Autoimmune diseases affect between five and eight percent of the United States population and their pathogenesis is often unknown. Autoimmune diseases can be modulated by pregnancy in one of four ways: symptoms can improve, be unaffected, worsen, or present in relation to pregnancy. Several theories have been proposed to explain the effect of pregnancy on autoimmunity, however, most of these theories are associated with tolerance or immunosuppression and do not account for autoimmune diseases that worsen or present in relation to pregnancy. Part one of this dissertation focuses on an autoimmune disease, autoimmune hypophysitis (AH), that presents in relation to pregnancy. The mechanisms for this association are unclear but we hypothesized that placental proteins may play a role.
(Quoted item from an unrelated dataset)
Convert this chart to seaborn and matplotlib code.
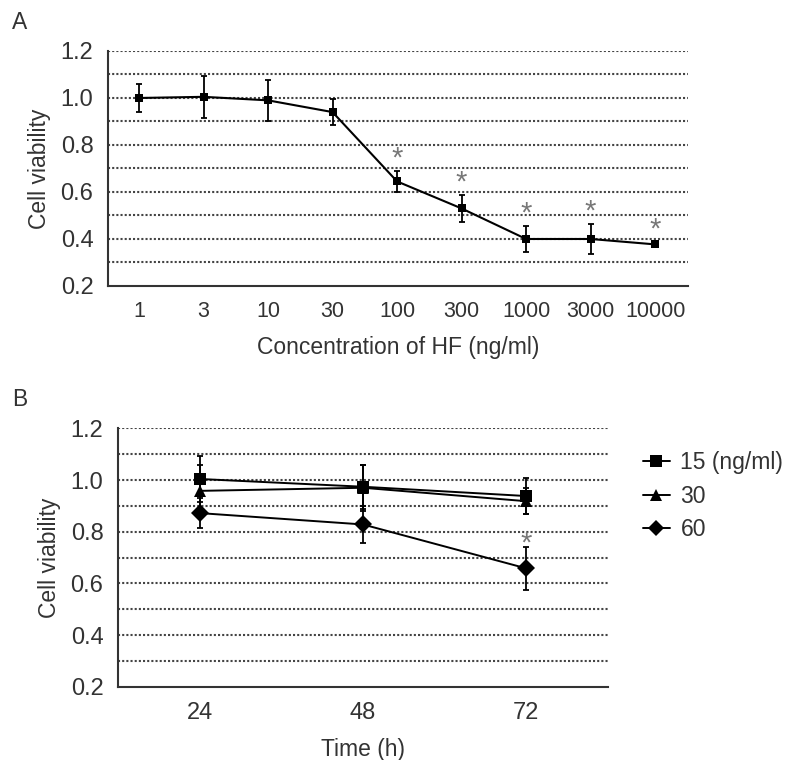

By using a mouse model of experimental autoimmune hypophysitis (EAH), our studies demonstrate that emulsified placental proteins uniquely suppress cell and humoral mediated autoimmune responses when co-localized with autoantigens. Conversely, non-emulsified placental proteins enhance EAH, possibly replicating syncytiotrophoblast shedding and representing a potential mechanism by which pregnancy brings about AH. We further demonstrate that placenta-derived immunoglobulin and the TNF superfamily, but not TNF-α, contribute to the suppression of EAH.

Part two of this dissertation focuses on another autoimmune disease, Sjögren syndrome (SS). Although there are several mouse models of SS, none of them fully recapitulate the human disease. By using mice that over express interleukin-12, a cytokine that is elevated in SS, we show that interleukin-12 transgenic mice develop a lung and salivary phenotype similar to SS and thus represent a new model of the disease. Furthermore, we demonstrate that natural killer cells play a dual role in the pathogenesis of SS. By crossing interleukin-12 transgenic mice to interleukin-l5^-/- mice, which lack natural killer cells, we show that natural killer cells induce the lung phenotype but prevent the salivary phenotype.

In conclusion, our studies have enriched our understanding of the pathogenesis of AH and SS. Furthermore, our findings that placenta-derived immunoglobulin may suppress disease in a model of AH and that natural killer cells influence the initiation of disease in a model of SS could eventually lead to therapies for these diseases.